The GRE encap on a software based router like an ISR should be resolved in CEF from the start, so it shouldn't be two CEF lookups. However, on the software based platforms, every feature you turn on takes a little more CPU so even with a single lookup I wouldn't expect the same performance from GRE that I would from non-GRE traffic. 6k/7600 requires recirculation in hardware and the story is completely different as you are basically running the packet through the hardware twice. -Pete On Fri, Nov 19, 2010 at 12:28 PM, Michael Ulitskiy <mulitskiy@acedsl.com> wrote:
On Thursday 18 November 2010 18:18:04 Sam Chesluk wrote:
There are a couple potential issues, that when looked at in whole, add up to a significant performance impact.

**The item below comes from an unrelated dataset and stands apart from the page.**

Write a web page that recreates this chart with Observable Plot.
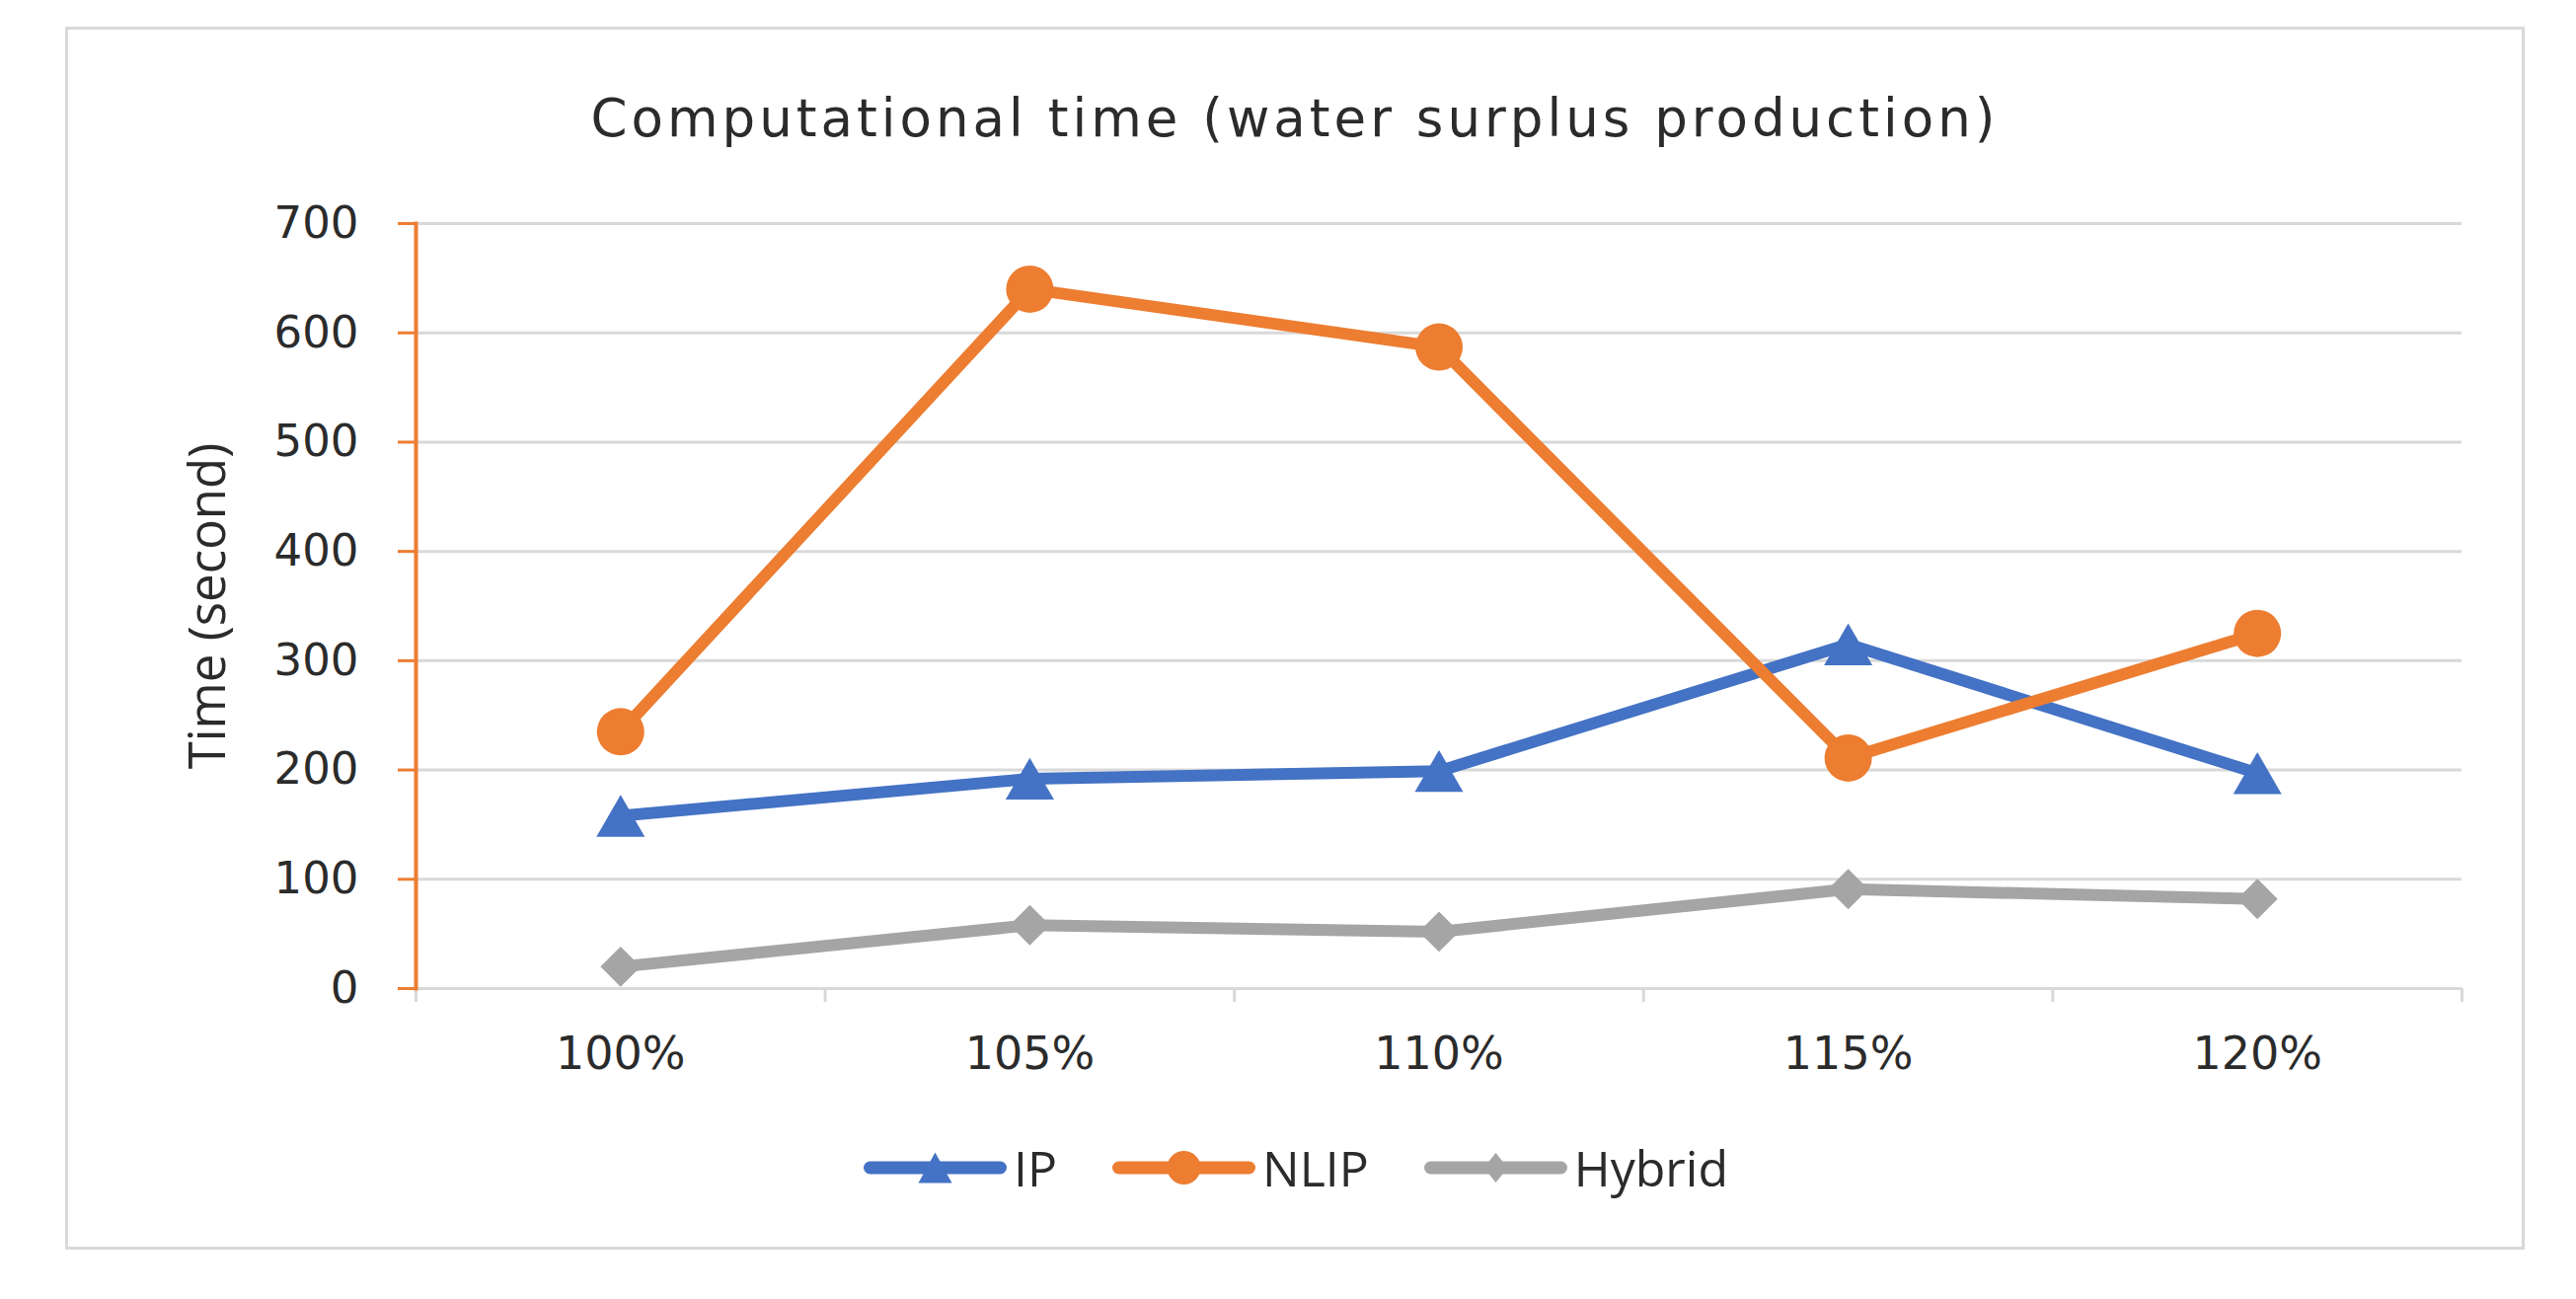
<!DOCTYPE html>
<html>
<head>
<meta charset="utf-8">
<script src="https://cdn.jsdelivr.net/npm/d3@7"></script>
<script src="https://cdn.jsdelivr.net/npm/@observablehq/plot@0.6"></script>
<style>
  html, body { margin: 0; padding: 0; background: #fff; width: 2610px; height: 1316px; overflow: hidden; }
  #box { position: absolute; left: 66px; top: 27px; width: 2492px; height: 1239px; box-sizing: border-box; border: 3px solid #d9d9d9; }
  #title { position: absolute; left: 67px; width: 2490px; top: 94px; text-align: center; font-family: "DejaVu Sans"; font-size: 53px; line-height: 52px; letter-spacing: 4px; color: #2b2b2b; white-space: nowrap; }
  #chart { position: absolute; left: 0; top: 170px; }
  #legend { position: absolute; left: 875px; top: 1158px; height: 50px; display: flex; align-items: center; gap: 56px; }
  .item { display: flex; align-items: center; }
  .item span { font-family: "Open Sans"; font-size: 50px; color: #2b2b2b; margin-left: 7px; line-height: 50px; }
</style>
</head>
<body>
<div id="box"></div>
<div id="title">Computational time (water surplus production)</div>
<div id="chart"></div>
<div id="legend"></div>
<script>
// ---- data ----
const categories = ["100%", "105%", "110%", "115%", "120%"];
const seriesNames = ["IP", "NLIP", "Hybrid"];
const ipValues = [158, 192, 199, 315, 197];
const nlipValues = [235, 640, 587, 211, 325];
const hybridValues = [20, 58, 52, 91, 82];
const yTicks = [0, 100, 200, 300, 400, 500, 600, 700];
const yLabel = "Time (second)";

// ---- styles ----
const colors = { IP: "#4472C4", NLIP: "#ED7D31", Hybrid: "#A5A5A5" };
const symbols = { IP: "triangle", NLIP: "circle", Hybrid: "diamond2" };
const radii = { IP: 18.2, NLIP: 24, Hybrid: 18.4 };
const dys = { IP: 7, NLIP: 0, Hybrid: 0 };

const valuesBySeries = { IP: ipValues, NLIP: nlipValues, Hybrid: hybridValues };
const rows = [];
for (const name of seriesNames) {
  valuesBySeries[name].forEach((v, i) => rows.push({ series: name, cat: categories[i], i: i + 0.5, value: v }));
}

const seriesMarks = [];
for (const name of seriesNames) {
  const d = rows.filter(r => r.series === name);
  seriesMarks.push(Plot.line(d, { x: "i", y: "value", stroke: colors[name], strokeWidth: 12, strokeLinejoin: "round", strokeLinecap: "round" }));
  seriesMarks.push(Plot.dot(d, { x: "i", y: "value", symbol: symbols[name], r: radii[name], fill: colors[name], stroke: "none", dy: dys[name] }));
}

const chart = Plot.plot({
  width: 2610,
  height: 940,
  marginLeft: 421,
  marginRight: 116,
  marginTop: 56,
  marginBottom: 109,
  x: { type: "linear", domain: [0, categories.length] },
  y: { domain: [0, 700] },
  style: { fontFamily: "DejaVu Sans", background: "transparent", overflow: "visible" },
  marks: [
    Plot.gridY(yTicks, { stroke: "#d9d9d9", strokeWidth: 3, strokeOpacity: 1 }),
    Plot.axisX(d3.range(categories.length + 1), { tickSize: 14, stroke: "#d9d9d9", strokeWidth: 3, tickFormat: () => "", label: null }),
    Plot.axisX(categories.map((c, i) => i + 0.5), { tickSize: 0, tickPadding: 49, tickFormat: d => categories[Math.floor(d)], fontSize: 46, fill: "#2b2b2b", label: null }),
    Plot.frame({ anchor: "left", stroke: "#ED7D31", strokeWidth: 4 }),
    Plot.axisY(yTicks, { tickSize: 18, tickPadding: 40, stroke: "#ED7D31", strokeWidth: 3, fontSize: 45, fill: "#2b2b2b", label: null }),
    Plot.text([yLabel], { frameAnchor: "left", textAnchor: "middle", lineAnchor: "middle", dx: -210, rotate: -90, fontFamily: "Open Sans", fontSize: 51, fill: "#2b2b2b" }),
    ...seriesMarks
  ]
});
document.getElementById("chart").appendChild(chart);

// ---- legend ----
const legend = d3.select("#legend");
const markerPaths = {
  IP: "M0,-15.5L17,15.5L-17,15.5Z",
  NLIP: d3.symbol(d3.symbolCircle, Math.PI * 17 * 17)(),
  Hybrid: "M0,-15L12,0L0,15L-12,0Z"
};
for (const name of seriesNames) {
  const item = legend.append("div").attr("class", "item");
  const svg = item.append("svg").attr("width", 145).attr("height", 40);
  svg.append("line").attr("x1", 6.5).attr("x2", 138.5).attr("y1", 20).attr("y2", 20)
    .attr("stroke", colors[name]).attr("stroke-width", 13).attr("stroke-linecap", "round");
  svg.append("path").attr("d", markerPaths[name]).attr("transform", "translate(72.5,20)").attr("fill", colors[name]);
  item.append("span").text(name);
}
</script>
</body>
</html>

1) IPSec + GRE involves two forwarding operations, one to send it to the tunnel interface , and another to send the now-encapsulated packet out the WAN interface. This effectively halves the total forwarding rate before any other considerations.
2) While the IPSec portion is hardware accelerated, the GRE encapsulation is not, unless this is a Cat6500/CISCO7600 router, or 7200VXR with C7200-VSA card. Because of this, the GRE process itself will consume a fairly large amount of CPU, as this is also a per-packet process. The impact is similar to a forwarding decision, so that throughput level is halved again.
I would like to question this one. I always thought that GRE header is pre-calculated and kept in the CEF adjacency table, thus GRE encapsulation involves no additional processing overhead compared to regular ethernet encapsulation. The only difference with 6500/7600 is that encapsulation is done by CPU, not PFC. I'm in no way an expert in this, but I'd imagine the whole process to be like this: 1. a sinlge CEF lookup/encapsulation produces a GRE packet 2. packet encryption/ESP encapsulation 3. another CEF lookup/encapsulation to get the encrypted packet out So forwarding rate halved, but just once. Am I wrong?